**Request:** Below is a listing to write out in full, exactly as given, without its pictures.

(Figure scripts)
——
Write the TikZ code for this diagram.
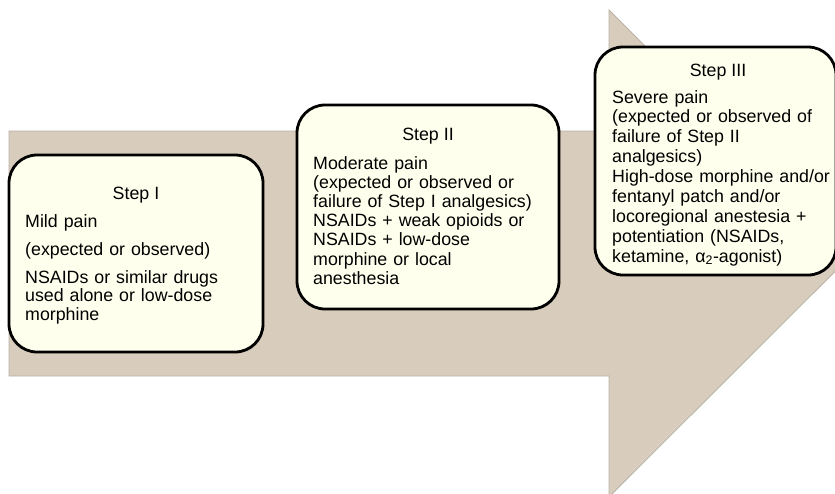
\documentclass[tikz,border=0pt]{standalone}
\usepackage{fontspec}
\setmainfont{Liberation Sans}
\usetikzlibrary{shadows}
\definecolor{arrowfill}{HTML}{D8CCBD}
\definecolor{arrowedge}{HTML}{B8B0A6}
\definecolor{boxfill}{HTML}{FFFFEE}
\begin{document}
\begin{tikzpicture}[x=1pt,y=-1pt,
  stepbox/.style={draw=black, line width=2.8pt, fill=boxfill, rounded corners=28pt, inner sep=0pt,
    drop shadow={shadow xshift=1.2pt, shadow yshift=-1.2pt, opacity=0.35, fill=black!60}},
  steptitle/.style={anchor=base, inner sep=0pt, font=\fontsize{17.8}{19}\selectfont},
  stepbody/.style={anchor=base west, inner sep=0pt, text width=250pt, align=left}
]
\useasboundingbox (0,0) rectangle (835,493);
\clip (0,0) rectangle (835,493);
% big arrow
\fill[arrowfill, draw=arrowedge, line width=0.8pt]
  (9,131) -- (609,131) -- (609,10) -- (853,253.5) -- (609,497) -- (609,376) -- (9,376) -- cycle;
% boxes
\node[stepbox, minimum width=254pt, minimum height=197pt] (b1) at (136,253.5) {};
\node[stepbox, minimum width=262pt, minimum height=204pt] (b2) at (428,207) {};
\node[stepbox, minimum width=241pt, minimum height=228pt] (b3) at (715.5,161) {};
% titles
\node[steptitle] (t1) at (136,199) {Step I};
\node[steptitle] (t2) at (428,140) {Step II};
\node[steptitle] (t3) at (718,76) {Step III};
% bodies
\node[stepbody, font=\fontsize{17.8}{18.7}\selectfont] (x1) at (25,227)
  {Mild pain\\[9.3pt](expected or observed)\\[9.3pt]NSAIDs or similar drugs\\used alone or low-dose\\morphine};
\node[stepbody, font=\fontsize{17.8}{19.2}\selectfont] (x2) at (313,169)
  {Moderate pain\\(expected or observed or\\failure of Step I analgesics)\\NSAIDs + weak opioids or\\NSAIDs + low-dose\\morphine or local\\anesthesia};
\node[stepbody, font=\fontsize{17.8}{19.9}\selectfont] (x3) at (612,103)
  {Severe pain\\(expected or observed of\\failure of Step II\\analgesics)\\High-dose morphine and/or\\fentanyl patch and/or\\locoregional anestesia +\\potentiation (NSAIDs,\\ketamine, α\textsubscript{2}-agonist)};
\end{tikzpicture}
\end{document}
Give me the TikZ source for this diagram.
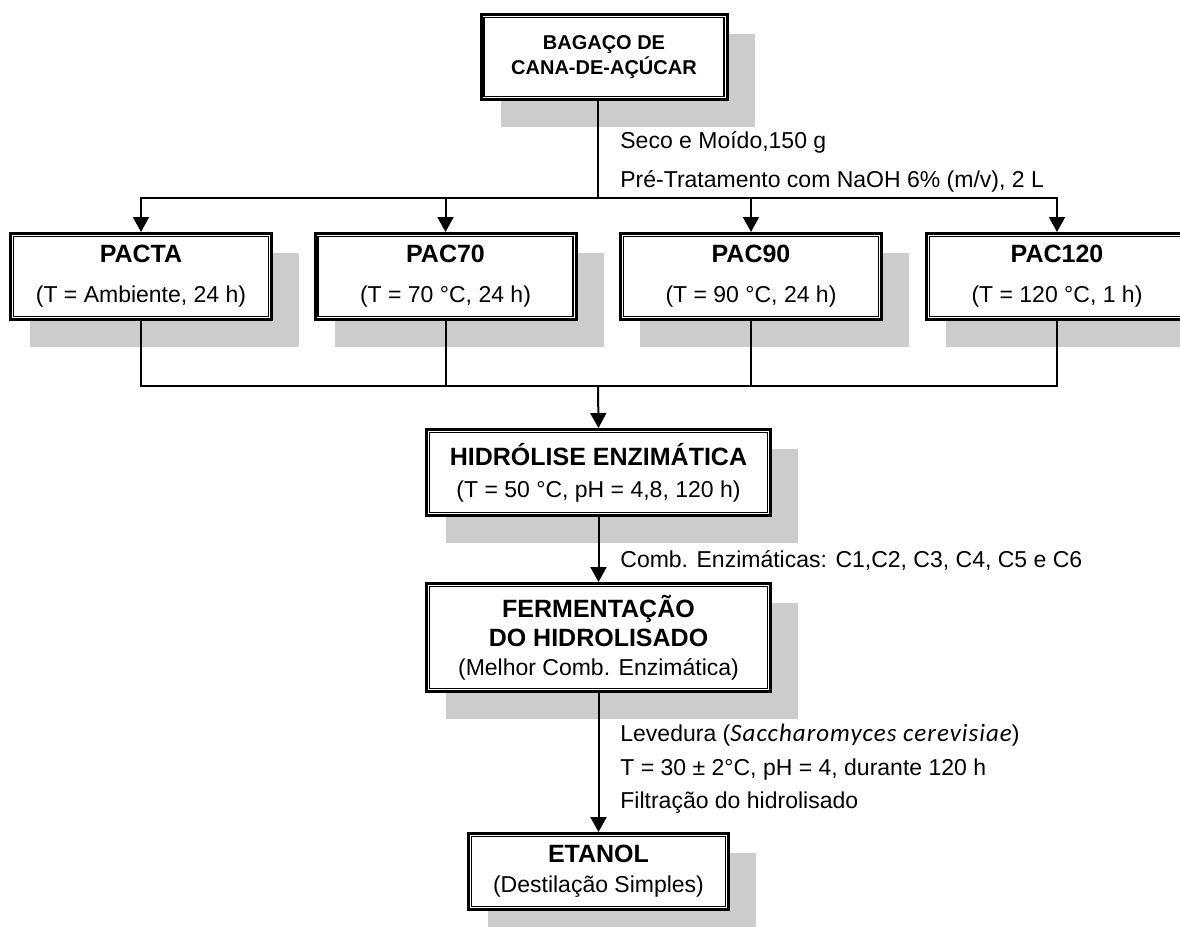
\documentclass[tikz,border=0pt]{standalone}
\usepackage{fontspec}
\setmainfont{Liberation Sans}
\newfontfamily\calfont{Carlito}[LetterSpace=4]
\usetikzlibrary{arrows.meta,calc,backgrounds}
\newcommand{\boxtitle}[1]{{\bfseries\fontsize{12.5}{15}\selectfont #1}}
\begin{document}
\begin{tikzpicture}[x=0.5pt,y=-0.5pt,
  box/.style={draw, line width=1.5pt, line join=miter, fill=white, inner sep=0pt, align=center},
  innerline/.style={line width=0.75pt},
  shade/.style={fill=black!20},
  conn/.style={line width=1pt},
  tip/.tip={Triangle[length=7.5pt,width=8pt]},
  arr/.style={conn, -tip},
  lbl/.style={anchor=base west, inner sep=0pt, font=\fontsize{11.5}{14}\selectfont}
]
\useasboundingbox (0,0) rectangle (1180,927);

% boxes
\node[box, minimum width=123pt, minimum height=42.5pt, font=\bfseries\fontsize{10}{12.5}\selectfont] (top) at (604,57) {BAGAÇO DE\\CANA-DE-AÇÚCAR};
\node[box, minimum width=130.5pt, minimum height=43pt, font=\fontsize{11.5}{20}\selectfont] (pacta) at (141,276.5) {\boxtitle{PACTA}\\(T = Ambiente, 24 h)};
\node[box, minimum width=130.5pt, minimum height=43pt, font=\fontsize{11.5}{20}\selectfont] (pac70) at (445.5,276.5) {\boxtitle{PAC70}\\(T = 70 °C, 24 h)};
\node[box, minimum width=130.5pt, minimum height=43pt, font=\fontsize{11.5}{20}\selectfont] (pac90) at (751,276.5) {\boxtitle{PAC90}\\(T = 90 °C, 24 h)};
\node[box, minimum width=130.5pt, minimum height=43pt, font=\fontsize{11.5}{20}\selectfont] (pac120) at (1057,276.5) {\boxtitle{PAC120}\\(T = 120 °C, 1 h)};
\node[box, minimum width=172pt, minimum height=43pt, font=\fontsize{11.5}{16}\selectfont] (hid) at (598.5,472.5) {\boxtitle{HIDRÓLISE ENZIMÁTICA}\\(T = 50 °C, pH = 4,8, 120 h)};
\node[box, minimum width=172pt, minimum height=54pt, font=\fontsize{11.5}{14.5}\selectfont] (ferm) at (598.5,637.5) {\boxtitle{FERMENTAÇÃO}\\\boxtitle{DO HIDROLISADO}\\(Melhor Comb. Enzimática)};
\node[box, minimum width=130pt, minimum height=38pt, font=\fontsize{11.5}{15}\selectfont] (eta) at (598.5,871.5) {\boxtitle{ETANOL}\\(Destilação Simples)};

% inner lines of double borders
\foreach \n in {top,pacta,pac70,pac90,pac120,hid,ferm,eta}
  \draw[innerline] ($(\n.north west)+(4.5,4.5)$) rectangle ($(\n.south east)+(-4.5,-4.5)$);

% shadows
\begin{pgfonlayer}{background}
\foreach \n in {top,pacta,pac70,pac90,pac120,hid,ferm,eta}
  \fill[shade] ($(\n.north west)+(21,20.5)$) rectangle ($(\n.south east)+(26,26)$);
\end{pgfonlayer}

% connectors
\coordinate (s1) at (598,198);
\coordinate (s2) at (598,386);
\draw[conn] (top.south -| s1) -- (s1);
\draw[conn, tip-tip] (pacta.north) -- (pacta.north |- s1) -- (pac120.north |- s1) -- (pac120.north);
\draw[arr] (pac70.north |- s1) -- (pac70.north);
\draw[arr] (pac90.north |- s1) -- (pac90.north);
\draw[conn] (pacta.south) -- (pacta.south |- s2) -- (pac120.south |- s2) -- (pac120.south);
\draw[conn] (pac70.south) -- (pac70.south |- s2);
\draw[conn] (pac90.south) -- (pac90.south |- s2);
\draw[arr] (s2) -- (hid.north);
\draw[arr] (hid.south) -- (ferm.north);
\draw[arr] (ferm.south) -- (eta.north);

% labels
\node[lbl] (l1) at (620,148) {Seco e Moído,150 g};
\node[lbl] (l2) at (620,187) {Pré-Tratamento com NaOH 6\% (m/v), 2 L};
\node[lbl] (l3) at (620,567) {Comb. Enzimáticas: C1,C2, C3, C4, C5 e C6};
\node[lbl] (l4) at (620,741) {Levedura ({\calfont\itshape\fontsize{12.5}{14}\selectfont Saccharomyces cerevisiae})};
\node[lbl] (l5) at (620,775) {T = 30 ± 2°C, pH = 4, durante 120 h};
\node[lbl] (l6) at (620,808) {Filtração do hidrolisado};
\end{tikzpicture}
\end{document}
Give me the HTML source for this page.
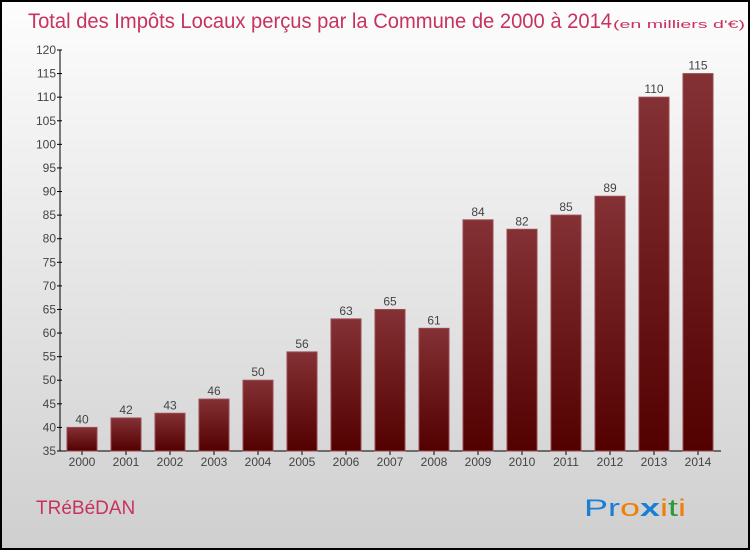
——
**Task solution:**
Write the TikZ code for this diagram.
\documentclass[tikz,border=0pt]{standalone}
\usepackage{fontspec}
\setmainfont{Liberation Sans}
\usetikzlibrary{shadows}
\definecolor{arrowfill}{HTML}{D8CCBD}
\definecolor{arrowedge}{HTML}{B8B0A6}
\definecolor{boxfill}{HTML}{FFFFEE}
\begin{document}
\begin{tikzpicture}[x=1pt,y=-1pt,
  stepbox/.style={draw=black, line width=2.8pt, fill=boxfill, rounded corners=28pt, inner sep=0pt,
    drop shadow={shadow xshift=1.2pt, shadow yshift=-1.2pt, opacity=0.35, fill=black!60}},
  steptitle/.style={anchor=base, inner sep=0pt, font=\fontsize{17.8}{19}\selectfont},
  stepbody/.style={anchor=base west, inner sep=0pt, text width=250pt, align=left}
]
\useasboundingbox (0,0) rectangle (835,493);
\clip (0,0) rectangle (835,493);
% big arrow
\fill[arrowfill, draw=arrowedge, line width=0.8pt]
  (9,131) -- (609,131) -- (609,10) -- (853,253.5) -- (609,497) -- (609,376) -- (9,376) -- cycle;
% boxes
\node[stepbox, minimum width=254pt, minimum height=197pt] (b1) at (136,253.5) {};
\node[stepbox, minimum width=262pt, minimum height=204pt] (b2) at (428,207) {};
\node[stepbox, minimum width=241pt, minimum height=228pt] (b3) at (715.5,161) {};
% titles
\node[steptitle] (t1) at (136,199) {Step I};
\node[steptitle] (t2) at (428,140) {Step II};
\node[steptitle] (t3) at (718,76) {Step III};
% bodies
\node[stepbody, font=\fontsize{17.8}{18.7}\selectfont] (x1) at (25,227)
  {Mild pain\\[9.3pt](expected or observed)\\[9.3pt]NSAIDs or similar drugs\\used alone or low-dose\\morphine};
\node[stepbody, font=\fontsize{17.8}{19.2}\selectfont] (x2) at (313,169)
  {Moderate pain\\(expected or observed or\\failure of Step I analgesics)\\NSAIDs + weak opioids or\\NSAIDs + low-dose\\morphine or local\\anesthesia};
\node[stepbody, font=\fontsize{17.8}{19.9}\selectfont] (x3) at (612,103)
  {Severe pain\\(expected or observed of\\failure of Step II\\analgesics)\\High-dose morphine and/or\\fentanyl patch and/or\\locoregional anestesia +\\potentiation (NSAIDs,\\ketamine, α\textsubscript{2}-agonist)};
\end{tikzpicture}
\end{document}
Give me the TikZ source for this diagram.
\documentclass[tikz,border=0pt]{standalone}
\usepackage{fontspec}
\setmainfont{Liberation Sans}
\newfontfamily\calfont{Carlito}[LetterSpace=4]
\usetikzlibrary{arrows.meta,calc,backgrounds}
\newcommand{\boxtitle}[1]{{\bfseries\fontsize{12.5}{15}\selectfont #1}}
\begin{document}
\begin{tikzpicture}[x=0.5pt,y=-0.5pt,
  box/.style={draw, line width=1.5pt, line join=miter, fill=white, inner sep=0pt, align=center},
  innerline/.style={line width=0.75pt},
  shade/.style={fill=black!20},
  conn/.style={line width=1pt},
  tip/.tip={Triangle[length=7.5pt,width=8pt]},
  arr/.style={conn, -tip},
  lbl/.style={anchor=base west, inner sep=0pt, font=\fontsize{11.5}{14}\selectfont}
]
\useasboundingbox (0,0) rectangle (1180,927);

% boxes
\node[box, minimum width=123pt, minimum height=42.5pt, font=\bfseries\fontsize{10}{12.5}\selectfont] (top) at (604,57) {BAGAÇO DE\\CANA-DE-AÇÚCAR};
\node[box, minimum width=130.5pt, minimum height=43pt, font=\fontsize{11.5}{20}\selectfont] (pacta) at (141,276.5) {\boxtitle{PACTA}\\(T = Ambiente, 24 h)};
\node[box, minimum width=130.5pt, minimum height=43pt, font=\fontsize{11.5}{20}\selectfont] (pac70) at (445.5,276.5) {\boxtitle{PAC70}\\(T = 70 °C, 24 h)};
\node[box, minimum width=130.5pt, minimum height=43pt, font=\fontsize{11.5}{20}\selectfont] (pac90) at (751,276.5) {\boxtitle{PAC90}\\(T = 90 °C, 24 h)};
\node[box, minimum width=130.5pt, minimum height=43pt, font=\fontsize{11.5}{20}\selectfont] (pac120) at (1057,276.5) {\boxtitle{PAC120}\\(T = 120 °C, 1 h)};
\node[box, minimum width=172pt, minimum height=43pt, font=\fontsize{11.5}{16}\selectfont] (hid) at (598.5,472.5) {\boxtitle{HIDRÓLISE ENZIMÁTICA}\\(T = 50 °C, pH = 4,8, 120 h)};
\node[box, minimum width=172pt, minimum height=54pt, font=\fontsize{11.5}{14.5}\selectfont] (ferm) at (598.5,637.5) {\boxtitle{FERMENTAÇÃO}\\\boxtitle{DO HIDROLISADO}\\(Melhor Comb. Enzimática)};
\node[box, minimum width=130pt, minimum height=38pt, font=\fontsize{11.5}{15}\selectfont] (eta) at (598.5,871.5) {\boxtitle{ETANOL}\\(Destilação Simples)};

% inner lines of double borders
\foreach \n in {top,pacta,pac70,pac90,pac120,hid,ferm,eta}
  \draw[innerline] ($(\n.north west)+(4.5,4.5)$) rectangle ($(\n.south east)+(-4.5,-4.5)$);

% shadows
\begin{pgfonlayer}{background}
\foreach \n in {top,pacta,pac70,pac90,pac120,hid,ferm,eta}
  \fill[shade] ($(\n.north west)+(21,20.5)$) rectangle ($(\n.south east)+(26,26)$);
\end{pgfonlayer}

% connectors
\coordinate (s1) at (598,198);
\coordinate (s2) at (598,386);
\draw[conn] (top.south -| s1) -- (s1);
\draw[conn, tip-tip] (pacta.north) -- (pacta.north |- s1) -- (pac120.north |- s1) -- (pac120.north);
\draw[arr] (pac70.north |- s1) -- (pac70.north);
\draw[arr] (pac90.north |- s1) -- (pac90.north);
\draw[conn] (pacta.south) -- (pacta.south |- s2) -- (pac120.south |- s2) -- (pac120.south);
\draw[conn] (pac70.south) -- (pac70.south |- s2);
\draw[conn] (pac90.south) -- (pac90.south |- s2);
\draw[arr] (s2) -- (hid.north);
\draw[arr] (hid.south) -- (ferm.north);
\draw[arr] (ferm.south) -- (eta.north);

% labels
\node[lbl] (l1) at (620,148) {Seco e Moído,150 g};
\node[lbl] (l2) at (620,187) {Pré-Tratamento com NaOH 6\% (m/v), 2 L};
\node[lbl] (l3) at (620,567) {Comb. Enzimáticas: C1,C2, C3, C4, C5 e C6};
\node[lbl] (l4) at (620,741) {Levedura ({\calfont\itshape\fontsize{12.5}{14}\selectfont Saccharomyces cerevisiae})};
\node[lbl] (l5) at (620,775) {T = 30 ± 2°C, pH = 4, durante 120 h};
\node[lbl] (l6) at (620,808) {Filtração do hidrolisado};
\end{tikzpicture}
\end{document}
Give me the HTML source for this page.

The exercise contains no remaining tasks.